══ Available data ══
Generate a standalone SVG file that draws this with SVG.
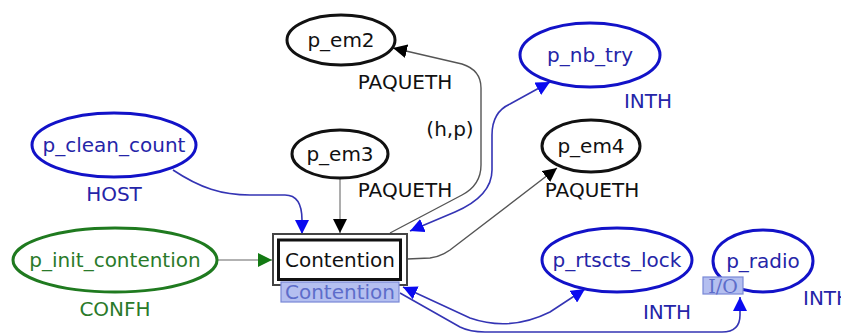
<svg xmlns="http://www.w3.org/2000/svg" width="841" height="334" viewBox="0 0 841 334">
<defs>
<style>
text{font-family:"DejaVu Sans",Verdana,sans-serif;font-size:20px}
.pb{fill:none;stroke:#1212c8;stroke-width:3}
.pk{fill:none;stroke:#111;stroke-width:3}
.pg{fill:none;stroke:#1f7a1f;stroke-width:3}
.tb{fill:#2525a8}
.tk{fill:#111}
.tg{fill:#2a7a2a}
.lb{fill:none;stroke:#3434b4;stroke-width:1.6}
.lk{fill:none;stroke:#555;stroke-width:1.4}
.lgr{fill:none;stroke:#999;stroke-width:1.6}
.tag{fill:#b4bff0;stroke:#7888d6;stroke-width:1.2}
.tagt{fill:#5d6dca}
</style>
<marker id="ab" markerUnits="userSpaceOnUse" markerWidth="14" markerHeight="14" viewBox="0 0 14 14" refX="14" refY="7" orient="auto-start-reverse"><path d="M0,0 L14,7 L0,14 z" fill="#0a0af0"/></marker>
<marker id="ak" markerUnits="userSpaceOnUse" markerWidth="14" markerHeight="14" viewBox="0 0 14 14" refX="14" refY="7" orient="auto-start-reverse"><path d="M0,0 L14,7 L0,14 z" fill="#000"/></marker>
<marker id="ag" markerUnits="userSpaceOnUse" markerWidth="14" markerHeight="14" viewBox="0 0 14 14" refX="14" refY="7" orient="auto-start-reverse"><path d="M0,0 L14,7 L0,14 z" fill="#137a13"/></marker>
</defs>
<rect width="841" height="334" fill="#fff"/>
<g id="connectors">
<path class="lb" d="M173,170 C200,188 222,195 250,195 L285,195 C298,195 302,206 302,220 L302,234" marker-end="url(#ab)"/>
<path class="lgr" d="M340,178 L340,233" marker-end="url(#ak)"/>
<path class="lgr" d="M217,260 L272,260" marker-end="url(#ag)"/>
<path class="lk" d="M390,233 L462,195 Q481,185 481,165 L481,88 Q481,70 462,64 L393,48" marker-end="url(#ak)"/>
<path class="lb" d="M410,231 L455,212 Q492,196 492,170 L492,135 Q492,112 510,104 L550,82" marker-start="url(#ab)" marker-end="url(#ab)"/>
<path class="lk" d="M407,259 L430,258 Q440,257 450,250 L557,168" marker-end="url(#ak)"/>
<path class="lb" d="M403,287 L470,318 Q510,332 550,312 L585,289" marker-start="url(#ab)" marker-end="url(#ab)"/>
<path class="lb" d="M400,293 L460,327 Q470,332 485,332 L722,332 Q740,332 740,315 L740,297" marker-end="url(#ab)"/>
</g>
<g id="p_em2"><ellipse class="pk" cx="341" cy="40" rx="54" ry="25"/><text class="tk" x="341" y="47" text-anchor="middle">p_em2</text><text class="tk" x="405" y="89" text-anchor="middle">PAQUETH</text></g>
<g id="p_nb_try"><ellipse class="pb" cx="590" cy="55" rx="70" ry="32"/><text class="tb" x="590" y="62" text-anchor="middle">p_nb_try</text><text class="tb" x="648" y="108" text-anchor="middle">INTH</text></g>
<g id="p_em3"><ellipse class="pk" cx="340" cy="154" rx="48" ry="24"/><text class="tk" x="340" y="161" text-anchor="middle">p_em3</text><text class="tk" x="405" y="197" text-anchor="middle">PAQUETH</text></g>
<text class="tk" x="450" y="136" text-anchor="middle">(h,p)</text>
<g id="p_em4"><ellipse class="pk" cx="591" cy="146" rx="49" ry="26"/><text class="tk" x="591" y="153" text-anchor="middle">p_em4</text><text class="tk" x="592" y="197" text-anchor="middle">PAQUETH</text></g>
<g id="p_clean_count"><ellipse class="pb" cx="114" cy="145" rx="82" ry="32"/><text class="tb" x="114" y="152" text-anchor="middle">p_clean_count</text><text class="tb" x="114" y="201" text-anchor="middle">HOST</text></g>
<g id="p_init_contention"><ellipse class="pg" cx="115" cy="260" rx="102" ry="32"/><text class="tg" x="115" y="267" text-anchor="middle">p_init_contention</text><text class="tg" x="115" y="316" text-anchor="middle">CONFH</text></g>
<g id="Contention">
<rect x="273" y="234" width="134" height="51" fill="#fff" stroke="#444" stroke-width="2"/>
<rect x="278.5" y="240" width="122" height="39.5" fill="#fff" stroke="#111" stroke-width="3"/>
<text class="tk" x="340" y="267" text-anchor="middle">Contention</text>
<rect class="tag" x="281" y="282" width="118" height="20"/>
<text class="tagt" x="340" y="299" text-anchor="middle">Contention</text>
</g>
<g id="p_rtscts_lock"><ellipse class="pb" cx="617" cy="260" rx="75" ry="32"/><text class="tb" x="617" y="267" text-anchor="middle">p_rtscts_lock</text><text class="tb" x="667" y="319" text-anchor="middle">INTH</text></g>
<g id="p_radio"><ellipse class="pb" cx="763" cy="261" rx="50" ry="31"/><text class="tb" x="763" y="268" text-anchor="middle">p_radio</text>
<rect class="tag" x="703" y="277" width="40" height="17"/><text class="tagt" x="723" y="292.5" text-anchor="middle" style="font-family:'DejaVu Serif',serif;font-size:19px">I/O</text>
<text class="tb" x="803" y="305">INTH</text></g>
</svg>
═══
▶ What you are asked to do
Set down the complete material exactly, but do not include the images.

▶ Task result
Generate a standalone SVG file that draws this with SVG.
<svg xmlns="http://www.w3.org/2000/svg" width="841" height="334" viewBox="0 0 841 334">
<defs>
<style>
text{font-family:"DejaVu Sans",Verdana,sans-serif;font-size:20px}
.pb{fill:none;stroke:#1212c8;stroke-width:3}
.pk{fill:none;stroke:#111;stroke-width:3}
.pg{fill:none;stroke:#1f7a1f;stroke-width:3}
.tb{fill:#2525a8}
.tk{fill:#111}
.tg{fill:#2a7a2a}
.lb{fill:none;stroke:#3434b4;stroke-width:1.6}
.lk{fill:none;stroke:#555;stroke-width:1.4}
.lgr{fill:none;stroke:#999;stroke-width:1.6}
.tag{fill:#b4bff0;stroke:#7888d6;stroke-width:1.2}
.tagt{fill:#5d6dca}
</style>
<marker id="ab" markerUnits="userSpaceOnUse" markerWidth="14" markerHeight="14" viewBox="0 0 14 14" refX="14" refY="7" orient="auto-start-reverse"><path d="M0,0 L14,7 L0,14 z" fill="#0a0af0"/></marker>
<marker id="ak" markerUnits="userSpaceOnUse" markerWidth="14" markerHeight="14" viewBox="0 0 14 14" refX="14" refY="7" orient="auto-start-reverse"><path d="M0,0 L14,7 L0,14 z" fill="#000"/></marker>
<marker id="ag" markerUnits="userSpaceOnUse" markerWidth="14" markerHeight="14" viewBox="0 0 14 14" refX="14" refY="7" orient="auto-start-reverse"><path d="M0,0 L14,7 L0,14 z" fill="#137a13"/></marker>
</defs>
<rect width="841" height="334" fill="#fff"/>
<g id="connectors">
<path class="lb" d="M173,170 C200,188 222,195 250,195 L285,195 C298,195 302,206 302,220 L302,234" marker-end="url(#ab)"/>
<path class="lgr" d="M340,178 L340,233" marker-end="url(#ak)"/>
<path class="lgr" d="M217,260 L272,260" marker-end="url(#ag)"/>
<path class="lk" d="M390,233 L462,195 Q481,185 481,165 L481,88 Q481,70 462,64 L393,48" marker-end="url(#ak)"/>
<path class="lb" d="M410,231 L455,212 Q492,196 492,170 L492,135 Q492,112 510,104 L550,82" marker-start="url(#ab)" marker-end="url(#ab)"/>
<path class="lk" d="M407,259 L430,258 Q440,257 450,250 L557,168" marker-end="url(#ak)"/>
<path class="lb" d="M403,287 L470,318 Q510,332 550,312 L585,289" marker-start="url(#ab)" marker-end="url(#ab)"/>
<path class="lb" d="M400,293 L460,327 Q470,332 485,332 L722,332 Q740,332 740,315 L740,297" marker-end="url(#ab)"/>
</g>
<g id="p_em2"><ellipse class="pk" cx="341" cy="40" rx="54" ry="25"/><text class="tk" x="341" y="47" text-anchor="middle">p_em2</text><text class="tk" x="405" y="89" text-anchor="middle">PAQUETH</text></g>
<g id="p_nb_try"><ellipse class="pb" cx="590" cy="55" rx="70" ry="32"/><text class="tb" x="590" y="62" text-anchor="middle">p_nb_try</text><text class="tb" x="648" y="108" text-anchor="middle">INTH</text></g>
<g id="p_em3"><ellipse class="pk" cx="340" cy="154" rx="48" ry="24"/><text class="tk" x="340" y="161" text-anchor="middle">p_em3</text><text class="tk" x="405" y="197" text-anchor="middle">PAQUETH</text></g>
<text class="tk" x="450" y="136" text-anchor="middle">(h,p)</text>
<g id="p_em4"><ellipse class="pk" cx="591" cy="146" rx="49" ry="26"/><text class="tk" x="591" y="153" text-anchor="middle">p_em4</text><text class="tk" x="592" y="197" text-anchor="middle">PAQUETH</text></g>
<g id="p_clean_count"><ellipse class="pb" cx="114" cy="145" rx="82" ry="32"/><text class="tb" x="114" y="152" text-anchor="middle">p_clean_count</text><text class="tb" x="114" y="201" text-anchor="middle">HOST</text></g>
<g id="p_init_contention"><ellipse class="pg" cx="115" cy="260" rx="102" ry="32"/><text class="tg" x="115" y="267" text-anchor="middle">p_init_contention</text><text class="tg" x="115" y="316" text-anchor="middle">CONFH</text></g>
<g id="Contention">
<rect x="273" y="234" width="134" height="51" fill="#fff" stroke="#444" stroke-width="2"/>
<rect x="278.5" y="240" width="122" height="39.5" fill="#fff" stroke="#111" stroke-width="3"/>
<text class="tk" x="340" y="267" text-anchor="middle">Contention</text>
<rect class="tag" x="281" y="282" width="118" height="20"/>
<text class="tagt" x="340" y="299" text-anchor="middle">Contention</text>
</g>
<g id="p_rtscts_lock"><ellipse class="pb" cx="617" cy="260" rx="75" ry="32"/><text class="tb" x="617" y="267" text-anchor="middle">p_rtscts_lock</text><text class="tb" x="667" y="319" text-anchor="middle">INTH</text></g>
<g id="p_radio"><ellipse class="pb" cx="763" cy="261" rx="50" ry="31"/><text class="tb" x="763" y="268" text-anchor="middle">p_radio</text>
<rect class="tag" x="703" y="277" width="40" height="17"/><text class="tagt" x="723" y="292.5" text-anchor="middle" style="font-family:'DejaVu Serif',serif;font-size:19px">I/O</text>
<text class="tb" x="803" y="305">INTH</text></g>
</svg>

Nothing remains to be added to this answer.